Creo que los cuentos infantiles no son fantasía, sino que expresan una realidad profunda que como la poesía, enseñan verdades trascendentes.
Bruno Bettelheim en su iluminador libro "Psicoanálisis y cuentos de hadas" lo muestra de manera magistral.
Sí. El niño ya tiene sus monstruos y dragones en su cabeza y esos cuentos les dan forma externa y enseñan que pueden ser derrotados.
Si el pequeño héroe se enfrenta a ellos con valentía y esfuerzo, la historia tendrá un final feliz.

Como la vida misma.

02/08/24 2:11 PM
  
Jose Ángel Antonio
Magnífico artículo y muy bien explicado, con el caso de la profesora rusa y las argumentaciones de CS Lewis.
Los padres (o adultos no-padres) contrarios a la fantasía en los niños nunca son personas que resultaron físicamente heridas por su fantasía en su infancia (no existen tales personas) sino personas poco o nada imaginativas que no entienden qué es y cómo funciona la imaginación y la fantasía, y que tratan de hacer de sus hijos clones prácticos-no imaginativos.

Son adultos con una psique muy peculiar que proyectan sobre los demás sus miedos, que no tienen base científica alguna.

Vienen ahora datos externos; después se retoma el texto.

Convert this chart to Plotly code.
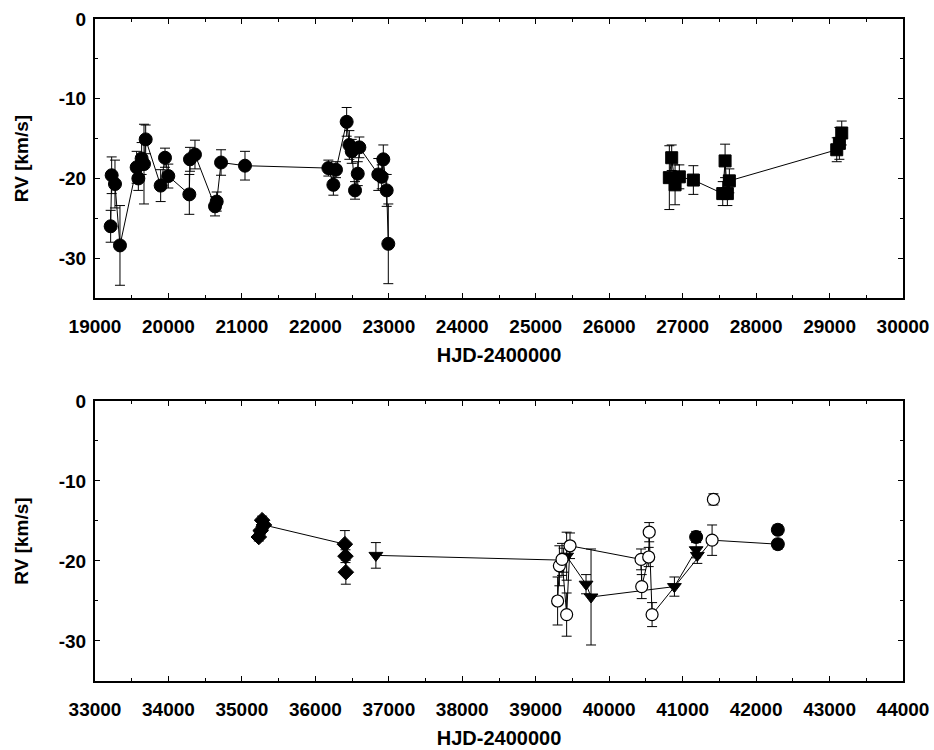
import plotly.graph_objects as go

# ---------------- data ----------------
# Top panel: filled circles
top_circ_x = [19213, 19227, 19272, 19340, 19567, 19590, 19635, 19667, 19690, 19894,
              19953, 19998, 20284, 20293, 20361, 20634, 20657, 20716, 21042, 22177,
              22245, 22281, 22426, 22463, 22495, 22540, 22577, 22599, 22857, 22903,
              22925, 22971, 22993]
top_circ_y = [-26.0, -19.6, -20.7, -28.4, -18.6, -20.0, -17.5, -18.2, -15.1, -20.9,
              -17.4, -19.7, -22.0, -17.6, -17.0, -23.5, -22.9, -18.0, -18.4, -18.7,
              -20.8, -18.9, -12.9, -15.8, -16.6, -21.5, -19.4, -16.1, -19.5, -19.8,
              -17.6, -21.5, -28.2]
top_circ_err = [2.0, 2.3, 3.0, 5.0, 2.0, 1.5, 2.0, 5.0, 1.8, 2.0,
                1.2, 1.5, 2.5, 1.5, 1.8, 1.2, 1.2, 1.6, 1.8, 1.0,
                1.3, 1.0, 1.8, 1.8, 1.5, 1.1, 1.5, 1.3, 2.0, 1.5,
                1.8, 2.0, 5.0]

# Top panel: filled squares
top_sq_x = [26819, 26851, 26897, 26955, 27146, 27546, 27578, 27609, 27636, 29098, 29134, 29166]
top_sq_y = [-19.9, -17.4, -20.8, -19.8, -20.2, -21.9, -17.8, -21.9, -20.3, -16.4, -15.6, -14.3]
top_sq_err = [4.0, 1.6, 2.5, 1.5, 1.8, 1.5, 2.1, 1.5, 1.5, 1.5, 2.0, 1.5]

# Bottom panel: filled diamonds
dia_x = [35230, 35255, 35275, 35300, 36402, 36410, 36415]
dia_y = [-17.0, -16.2, -14.9, -15.5, -17.9, -19.4, -21.4]
dia_err = [0.5, 0.5, 0.5, 0.5, 1.7, 0.8, 1.5]

# Bottom panel: filled down-triangles
tri_x = [36824, 39380, 39421, 39685, 39753, 40888, 41184, 41200]
tri_y = [-19.3, -19.9, -19.4, -22.9, -24.5, -23.2, -18.6, -19.3]
tri_err = [1.6, 1.5, 3.0, 1.2, 6.0, 1.2, 1.0, 1.0]

# Bottom panel: open circles
oc_x = [39298, 39322, 39358, 39421, 39467, 40434, 40443, 40538, 40545, 40584, 41401, 41419]
oc_y = [-25.0, -20.6, -19.8, -26.7, -18.1, -19.8, -23.2, -19.5, -16.4, -26.7, -17.4, -12.3]
oc_err = [3.0, 2.5, 2.0, 2.7, 1.6, 1.3, 1.5, 1.2, 1.2, 1.5, 1.9, 0.7]
oc_on_line = [True, True, True, True, True, True, True, True, True, True, True, False]

# Bottom panel: filled circles
fc_x = [41184, 42296, 42296]
fc_y = [-17.0, -16.1, -17.9]
fc_err = [0.7, 0.6, 0.6]
fc_line_end = 2  # filled circle that the open-circle line runs to

top_xticks = list(range(19000, 30001, 1000))
bot_xticks = list(range(33000, 44001, 1000))
y_ticks = [0, -10, -20, -30]

# ---------------- figure ----------------
fig = go.Figure()
BLACK = "black"


def add_series(x, y, err, symbol, size, xa, ya, filled=True, line=True):
    if line:
        fig.add_trace(go.Scatter(x=x, y=y, mode="lines", xaxis=xa, yaxis=ya,
                                 line=dict(color=BLACK, width=1), showlegend=False,
                                 hoverinfo="skip"))
    fig.add_trace(go.Scatter(
        x=x, y=y, mode="markers", xaxis=xa, yaxis=ya, showlegend=False,
        marker=dict(symbol=symbol, size=size,
                    color=BLACK if filled else "white",
                    line=dict(color=BLACK, width=1 if filled else 1.2)),
        error_y=dict(type="data", array=err, visible=True, color=BLACK,
                     thickness=1, width=5)))


# top panel
add_series(top_circ_x, top_circ_y, top_circ_err, "circle", 13, "x", "y")
add_series(top_sq_x, top_sq_y, top_sq_err, "square", 12, "x", "y")

# bottom panel
add_series(dia_x, dia_y, dia_err, "diamond", 12, "x2", "y2")
add_series(tri_x, tri_y, tri_err, "triangle-down", 12, "x2", "y2")
line_x = [xv for xv, on in zip(oc_x, oc_on_line) if on] + [fc_x[fc_line_end]]
line_y = [yv for yv, on in zip(oc_y, oc_on_line) if on] + [fc_y[fc_line_end]]
fig.add_trace(go.Scatter(x=line_x, y=line_y, mode="lines", xaxis="x2", yaxis="y2",
                         line=dict(color=BLACK, width=1), showlegend=False))
add_series(oc_x, oc_y, oc_err, "circle", 12, "x2", "y2", filled=False, line=False)
add_series(fc_x, fc_y, fc_err, "circle", 13, "x2", "y2", line=False)

FONT = dict(family="Liberation Sans, Arial, sans-serif", size=19, color=BLACK, weight="bold")


def xaxis(rng, ticks, anchor):
    return dict(range=rng, tickmode="array", tickvals=ticks, ticktext=[str(t) for t in ticks],
                ticks="inside", ticklen=5, tickwidth=1.2, tickcolor=BLACK,
                minor=dict(dtick=500, tick0=rng[0], ticks="inside", ticklen=3,
                           tickwidth=1, tickcolor=BLACK),
                showline=True, linewidth=2, linecolor=BLACK, mirror="allticks",
                showgrid=False, zeroline=False, anchor=anchor, automargin=False,
                ticklabelstandoff=10, ticklabeloverflow="allow",
                title=dict(text="HJD-2400000", font=dict(size=20), standoff=12),
                tickfont=FONT)


def yaxis(domain, anchor):
    return dict(range=[-35, 0], domain=domain, tickmode="array", tickvals=y_ticks,
                ticktext=[str(t) for t in y_ticks],
                ticks="inside", ticklen=5, tickwidth=1.2, tickcolor=BLACK,
                minor=dict(dtick=5, tick0=0, ticks="inside", ticklen=3,
                           tickwidth=1, tickcolor=BLACK),
                showline=True, linewidth=2, linecolor=BLACK, mirror="allticks",
                showgrid=False, zeroline=False, anchor=anchor, automargin=False,
                ticklabelstandoff=3, ticklabeloverflow="allow",
                title=dict(text="RV [km/s]", font=dict(size=19), standoff=25),
                tickfont=FONT)


fig.update_layout(
    width=934, height=750,
    margin=dict(l=95, r=31, t=19, b=69, autoexpand=False),
    paper_bgcolor="white", plot_bgcolor="white",
    font=FONT,
    xaxis=xaxis([19000, 30000], top_xticks, "y"),
    yaxis=yaxis([0.5785, 1.0], "x"),
    xaxis2=xaxis([33000, 44000], bot_xticks, "y2"),
    yaxis2=yaxis([0.0, 0.423], "x2"),
    showlegend=False,
)

# remove the default 8 px page margin so the figure fills the window exactly
fig.write_html("out.html",
               config={"displayModeBar": False},
               post_script="document.body.style.margin='0px';"
                           "document.body.style.overflow='hidden';")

Mi abuela, casi analfabeta, estaba convencida de que leer cualquier cosa que no fueran revistas del corazón era malo, porque te sorberá el seso como a Don Quijote. No había leído Don Quijote, pero le sonaba de que leer te volvía loco. El síndrome de "no seas como Don Quijote" ha hecho mucho daño en España.
02/08/24 6:37 PM
  
Masivo
Gran artículo, que me ha hecho querer releer "La historia interminable" de Michael Ende.